In neighbourhoods like mine, you'll find older Italian households with persimmon trees. From my kitchen window I can track the progress of my Sicilian neighbour's persimmons. In late autumn–early winter, when all the tree's leaves have fallen (or been assisted to the ground with a stick by my elderly neighbours), I'll be able to marvel at the large fruit hanging in the bare branches, their bright orange glow livening up the dull-grey days.

I marvel at some people's luck at growing trees that bear so much fruit that they have to give it away. Some end up sharing bags of fruit with family, friends, and colleagues, and I miss our family friends who regularly make plum, apricot and other jams and chutneys – because they now live in regional Victoria, we don't get to enjoy their preserves as much as we used to.

This year we missed out on the bags of plums that we previously scored from our neighbour's trees in previous summers. These are actually third-hand plums – branches from trees in the house next to our block of units overhang the back fence of the unit beside ours, and we usually get a bag of fruit when they harvest the overhangs – more if the Sicilian lady next door invites them over to help pick the harvest. Last summer's family crisis and extended stay in Brisbane after my father died meant that we didn't see this bounty, though from reports the weather limited the crop.

I wonder if climate change will continue to play havoc on our cropping trees. Besides the unseasonal frosts, hail, storms and such that have spoiled fruit or blossoms, there are concerns that warming will affect the setting of fruit in trees reliant on the cold to do so, such as apples, pears and stone fruit.

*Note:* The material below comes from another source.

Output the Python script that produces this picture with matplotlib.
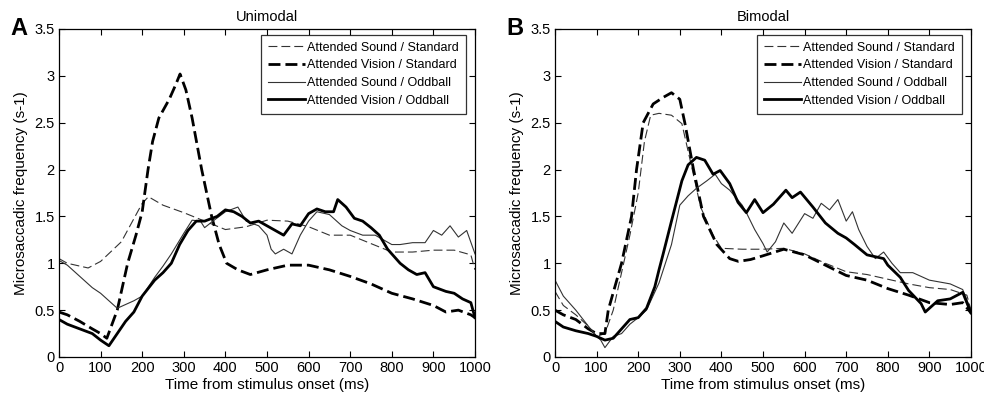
import matplotlib
matplotlib.use("Agg")
import matplotlib.pyplot as plt

plt.rcParams['font.family'] = ['Liberation Sans', 'DejaVu Sans']

labels = ["Attended Sound / Standard", "Attended Vision / Standard",
          "Attended Sound / Oddball", "Attended Vision / Oddball"]

# ---------------- Panel A: Unimodal ----------------
a_snd_std_x = [0, 20, 50, 70, 100, 150, 200, 215, 250, 300, 350, 400, 450, 500, 550, 600,
               650, 700, 750, 800, 850, 900, 950, 990, 1000]
a_snd_std_y = [1.05, 1.0, 0.97, 0.95, 1.02, 1.23, 1.64, 1.71, 1.62, 1.54, 1.45, 1.36, 1.39, 1.46,
               1.45, 1.39, 1.3, 1.3, 1.21, 1.12, 1.12, 1.14, 1.14, 1.09, 0.93]

a_vis_std_x = [0, 20, 50, 80, 100, 115, 140, 165, 185, 200, 214, 225, 240, 265, 280, 291, 305,
               320, 343, 367, 385, 403, 430, 460, 500, 550, 600, 650, 700, 750, 800, 850, 900,
               930, 960, 990, 1000]
a_vis_std_y = [0.48, 0.45, 0.38, 0.3, 0.25, 0.2, 0.5, 1.0, 1.3, 1.55, 2.0, 2.3, 2.55, 2.75, 2.9,
               3.02, 2.85, 2.55, 2.0, 1.5, 1.2, 1.0, 0.93, 0.88, 0.93, 0.98, 0.98, 0.93, 0.86,
               0.78, 0.68, 0.62, 0.55, 0.48, 0.5, 0.45, 0.42]

a_snd_odd_x = [0, 20, 50, 80, 100, 120, 140, 160, 180, 200, 230, 250, 270, 300, 320, 340, 350,
               370, 400, 430, 450, 480, 500, 510, 520, 540, 560, 580, 600, 620, 650, 680, 700,
               730, 760, 800, 820, 850, 880, 900, 920, 940, 960, 980, 1000]
a_snd_odd_y = [1.03, 0.98, 0.86, 0.74, 0.68, 0.6, 0.52, 0.56, 0.6, 0.65, 0.85, 0.97, 1.1, 1.32,
               1.46, 1.45, 1.38, 1.45, 1.55, 1.6, 1.45, 1.4, 1.3, 1.15, 1.1, 1.15, 1.1, 1.3, 1.45,
               1.55, 1.52, 1.4, 1.35, 1.3, 1.3, 1.2, 1.2, 1.22, 1.22, 1.35, 1.3, 1.4, 1.28, 1.35,
               1.1]

a_vis_odd_x = [0, 20, 50, 80, 100, 110, 120, 140, 160, 180, 200, 230, 250, 270, 290, 310, 330,
               350, 380, 400, 420, 440, 460, 480, 500, 520, 540, 560, 580, 600, 620, 640, 660,
               670, 690, 710, 730, 750, 770, 790, 800, 820, 840, 860, 880, 900, 930, 950, 970,
               990, 1000]
a_vis_odd_y = [0.4, 0.35, 0.3, 0.25, 0.18, 0.15, 0.12, 0.25, 0.38, 0.48, 0.65, 0.82, 0.9, 1.0,
               1.2, 1.35, 1.45, 1.45, 1.5, 1.57, 1.55, 1.5, 1.43, 1.45, 1.4, 1.35, 1.3, 1.42,
               1.4, 1.53, 1.58, 1.55, 1.55, 1.68, 1.6, 1.48, 1.45, 1.38, 1.3, 1.15, 1.1, 1.0,
               0.93, 0.88, 0.9, 0.75, 0.7, 0.68, 0.62, 0.58, 0.42]

# ---------------- Panel B: Bimodal ----------------
b_snd_std_x = [0, 20, 50, 80, 100, 120, 140, 160, 180, 200, 215, 230, 250, 280, 305, 330, 350,
               380, 400, 450, 500, 550, 600, 650, 700, 750, 800, 850, 900, 950, 990, 1000]
b_snd_std_y = [0.7, 0.55, 0.45, 0.33, 0.22, 0.25, 0.5, 0.9, 1.3, 1.75, 2.3, 2.58, 2.6, 2.58,
               2.49, 2.0, 1.6, 1.3, 1.16, 1.15, 1.15, 1.16, 1.1, 1.0, 0.91, 0.88, 0.83, 0.78,
               0.74, 0.72, 0.66, 0.5]

b_vis_std_x = [0, 20, 50, 80, 100, 120, 128, 160, 184, 196, 212, 236, 260, 280, 300, 312, 333,
               357, 389, 420, 441, 470, 500, 550, 600, 650, 700, 750, 800, 850, 900, 950, 980,
               1000]
b_vis_std_y = [0.5, 0.45, 0.4, 0.3, 0.25, 0.25, 0.5, 1.0, 1.5, 2.0, 2.5, 2.7, 2.77, 2.82, 2.75,
               2.5, 2.0, 1.5, 1.2, 1.05, 1.02, 1.04, 1.08, 1.15, 1.09, 0.98, 0.87, 0.82, 0.73,
               0.66, 0.58, 0.56, 0.58, 0.47]

b_snd_odd_x = [0, 20, 50, 80, 100, 110, 120, 140, 160, 180, 200, 220, 250, 280, 300, 320, 340,
               365, 385, 400, 420, 450, 460, 480, 500, 510, 530, 550, 570, 600, 620, 640, 660,
               680, 700, 715, 730, 750, 770, 790, 810, 830, 860, 900, 950, 980, 1000]
b_snd_odd_y = [0.82, 0.65, 0.5, 0.33, 0.22, 0.18, 0.1, 0.22, 0.25, 0.35, 0.42, 0.5, 0.79, 1.2,
               1.62, 1.72, 1.8, 1.88, 1.95, 1.85, 1.78, 1.62, 1.54, 1.36, 1.21, 1.12, 1.23, 1.43,
               1.32, 1.53, 1.48, 1.64, 1.57, 1.68, 1.45, 1.55, 1.36, 1.18, 1.05, 1.12, 1.0, 0.9,
               0.9, 0.82, 0.78, 0.72, 0.5]

b_vis_odd_x = [0, 20, 50, 80, 100, 120, 140, 160, 180, 200, 220, 240, 250, 260, 280, 305, 320,
               340, 360, 380, 397, 420, 440, 460, 480, 500, 525, 555, 570, 590, 620, 650, 680,
               700, 720, 750, 790, 800, 830, 850, 880, 890, 920, 950, 980, 1000]
b_vis_odd_y = [0.38, 0.32, 0.28, 0.25, 0.22, 0.18, 0.2, 0.3, 0.4, 0.42, 0.52, 0.75, 0.93, 1.1,
               1.45, 1.88, 2.05, 2.13, 2.1, 1.95, 1.99, 1.85, 1.65, 1.54, 1.68, 1.54, 1.63, 1.78,
               1.7, 1.76, 1.6, 1.43, 1.32, 1.27, 1.2, 1.09, 1.05, 0.98, 0.85, 0.71, 0.57, 0.48,
               0.6, 0.62, 0.69, 0.47]

xticks = list(range(0, 1001, 100))
yticks = [0, 0.5, 1, 1.5, 2, 2.5, 3, 3.5]
ytick_labels = ["0", "0.5", "1", "1.5", "2", "2.5", "3", "3.5"]

styles = [
    dict(color='#333333', lw=0.8, dashes=(8, 3.6)),
    dict(color='black', lw=2.0, dashes=(4.3, 1.8)),
    dict(color='#333333', lw=0.8, ls='-'),
    dict(color='black', lw=2.0, ls='-'),
]

fig = plt.figure(figsize=(9.84, 4.0), dpi=100)
ax_a = fig.add_axes([59 / 984, 43 / 400, 416 / 984, 328 / 400])
ax_b = fig.add_axes([555 / 984, 43 / 400, 416 / 984, 328 / 400])

panels = [
    (ax_a, "Unimodal", "A",
     [(a_snd_std_x, a_snd_std_y), (a_vis_std_x, a_vis_std_y),
      (a_snd_odd_x, a_snd_odd_y), (a_vis_odd_x, a_vis_odd_y)]),
    (ax_b, "Bimodal", "B",
     [(b_snd_std_x, b_snd_std_y), (b_vis_std_x, b_vis_std_y),
      (b_snd_odd_x, b_snd_odd_y), (b_vis_odd_x, b_vis_odd_y)]),
]

for ax, title, letter, series in panels:
    for (xs, ys), st, lab in zip(series, styles, labels):
        ax.plot(xs, ys, label=lab, **st)
    ax.set_xlim(0, 1000)
    ax.set_ylim(0, 3.5)
    ax.set_xticks(xticks)
    ax.set_xticklabels([str(t) for t in xticks])
    ax.set_yticks(yticks)
    ax.set_yticklabels(ytick_labels)
    ax.tick_params(direction='in', length=4, width=0.8, top=True, right=True,
                   labelsize=10.5, pad=3)
    for s in ax.spines.values():
        s.set_linewidth(0.9)
    ax.set_title(title, fontsize=10.5, pad=6)
    ax.set_xlabel("Time from stimulus onset (ms)", fontsize=11, labelpad=2)
    ax.set_ylabel("Microsaccadic frequency (s-1)", fontsize=11, labelpad=5)
    leg = ax.legend(loc='upper right', bbox_to_anchor=(0.978, 0.982), fontsize=9,
                    fancybox=False, frameon=True, handlelength=3.0, handletextpad=0.15,
                    labelspacing=0.45, borderpad=0.55, borderaxespad=0.0)
    leg.get_frame().set_edgecolor('black')
    leg.get_frame().set_linewidth(0.9)
    ax.text(-0.118, 0.982, letter, transform=ax.transAxes, fontsize=17,
            fontweight='bold', ha='left', va='baseline')

fig.savefig("out.png", dpi=100)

However, I'm trying not to dwell on such grim thoughts. Instead, I'm going in search of opportunities to share in the bounty of other people's fruit trees. I'm going to harvest the abundant sage, rosemary and thyme (sorry, no parsley) and go in search of urban orchards and swap meets –
those wonderfully convivial gatherings where home-growers can swap their surpluses with something else they don't have much or any of. And there's one set up recently near where I work. Although it's getting late in the season, perhaps I'll find a bag or so of something I like.

What fruit are you growing in your back yard? Have you received some surplus bounty from a friend or relative lately?